┌──
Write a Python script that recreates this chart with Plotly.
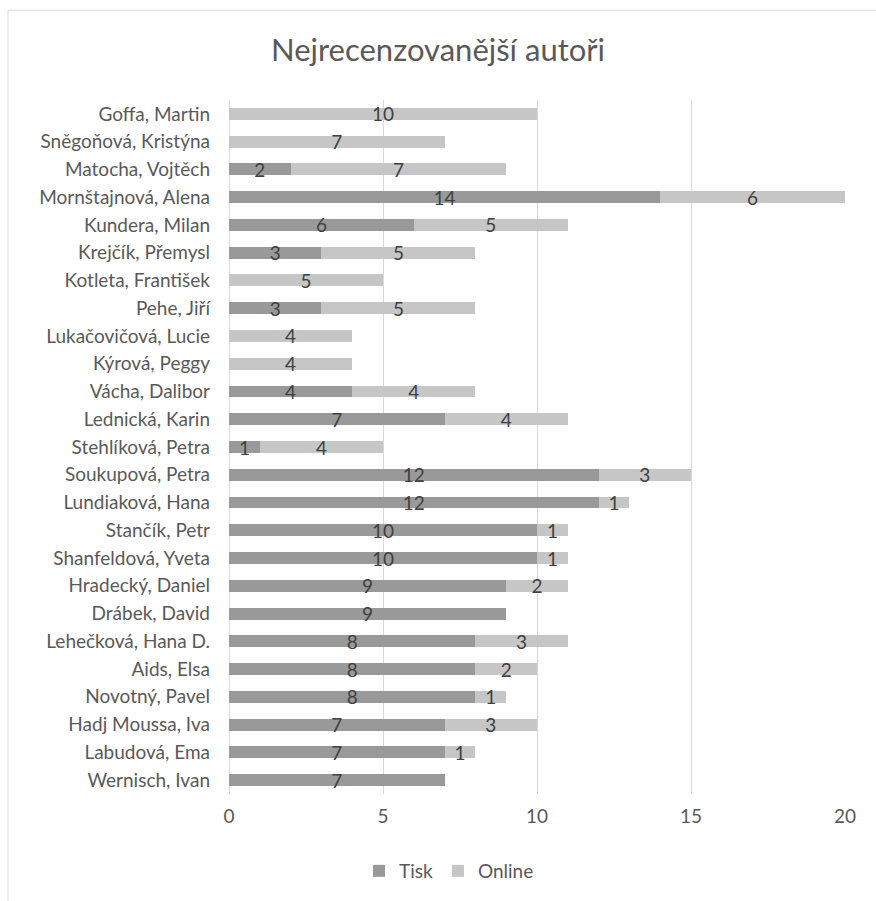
import plotly.graph_objects as go

# Authors, top to bottom as listed
authors = [
    "Goffa, Martin", "Sněgoňová, Kristýna", "Matocha, Vojtěch", "Mornštajnová, Alena",
    "Kundera, Milan", "Krejčík, Přemysl", "Kotleta, František", "Pehe, Jiří",
    "Lukačovičová, Lucie", "Kýrová, Peggy", "Vácha, Dalibor", "Lednická, Karin",
    "Stehlíková, Petra", "Soukupová, Petra", "Lundiaková, Hana", "Stančík, Petr",
    "Shanfeldová, Yveta", "Hradecký, Daniel", "Drábek, David", "Lehečková, Hana D.",
    "Aids, Elsa", "Novotný, Pavel", "Hadj Moussa, Iva", "Labudová, Ema", "Wernisch, Ivan",
]
tisk = [0, 0, 2, 14, 6, 3, 0, 3, 0, 0, 4, 7, 1, 12, 12, 10, 10, 9, 9, 8, 8, 8, 7, 7, 7]
online = [10, 7, 7, 6, 5, 5, 5, 5, 4, 4, 4, 4, 4, 3, 1, 1, 1, 2, 0, 3, 2, 1, 3, 1, 0]
x_ticks = [0, 5, 10, 15, 20]

FONT = "Lato"
TEXT_GREY = "#595959"
LABEL_GREY = "#404040"


def labels(values):
    return [str(v) if v else "" for v in values]


fig = go.Figure()
for name, vals, color in [("Tisk", tisk, "#999999"), ("Online", online, "#c6c6c6")]:
    fig.add_trace(go.Bar(
        y=authors, x=vals, name=name, orientation="h",
        marker=dict(color=color, line=dict(width=0)),
        text=labels(vals), textposition="inside", insidetextanchor="middle",
        textangle=0, constraintext="none",
        textfont=dict(family=FONT, size=19, color=LABEL_GREY),
        hoverinfo="x+y+name",
    ))

W, H = 876, 901
L, R, T, B = 229, 31, 100, 106
pw, ph = W - L - R, H - T - B


def px_x(p):
    return (p - L) / pw


def px_y(p):
    return (H - B - p) / ph


fig.update_layout(
    width=W, height=H,
    barmode="stack", bargap=0.57,
    margin=dict(l=L, r=R, t=T, b=B, pad=0),
    paper_bgcolor="white", plot_bgcolor="white",
    font=dict(family=FONT, size=19, color=TEXT_GREY),
    title=dict(text="Nejrecenzovanější autoři", x=0.5, xanchor="center",
               y=1 - 50 / H, yanchor="middle",
               font=dict(family=FONT, size=31, color=TEXT_GREY)),
    xaxis=dict(range=[0, 20], tickvals=x_ticks, showgrid=True, gridcolor="#d9d9d9",
               gridwidth=1, zeroline=True, zerolinecolor="#d9d9d9", zerolinewidth=1,
               showline=False, ticks="", ticklabelstandoff=9,
               tickfont=dict(family=FONT, size=19, color=TEXT_GREY), fixedrange=True),
    yaxis=dict(categoryorder="array", categoryarray=authors[::-1], autorange=False,
               range=[-0.5, len(authors) - 0.5], showgrid=False, zeroline=False,
               showline=False, ticks="", ticklabelstandoff=18,
               tickfont=dict(family=FONT, size=19, color=TEXT_GREY), fixedrange=True),
    legend=dict(orientation="h", x=px_x(449), xanchor="center", y=px_y(871),
                yanchor="middle", font=dict(family=FONT, size=19, color=TEXT_GREY),
                itemwidth=30, traceorder="normal", bgcolor="rgba(0,0,0,0)"),
    showlegend=True,
    shapes=[dict(type="rect", xref="paper", yref="paper",
                 x0=px_x(8), x1=px_x(890), y0=px_y(915), y1=px_y(10),
                 line=dict(color="#d9d9d9", width=1), fillcolor="rgba(0,0,0,0)",
                 layer="below")],
)

fig.write_html("out.html")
└──
* Written problem *
Leave the pictures out and please restate exactly the lines running from the start of the material through the one with "import plotly.graph_objects as go".

* Exercise answer *
Write a Python script that recreates this chart with Plotly.
import plotly.graph_objects as go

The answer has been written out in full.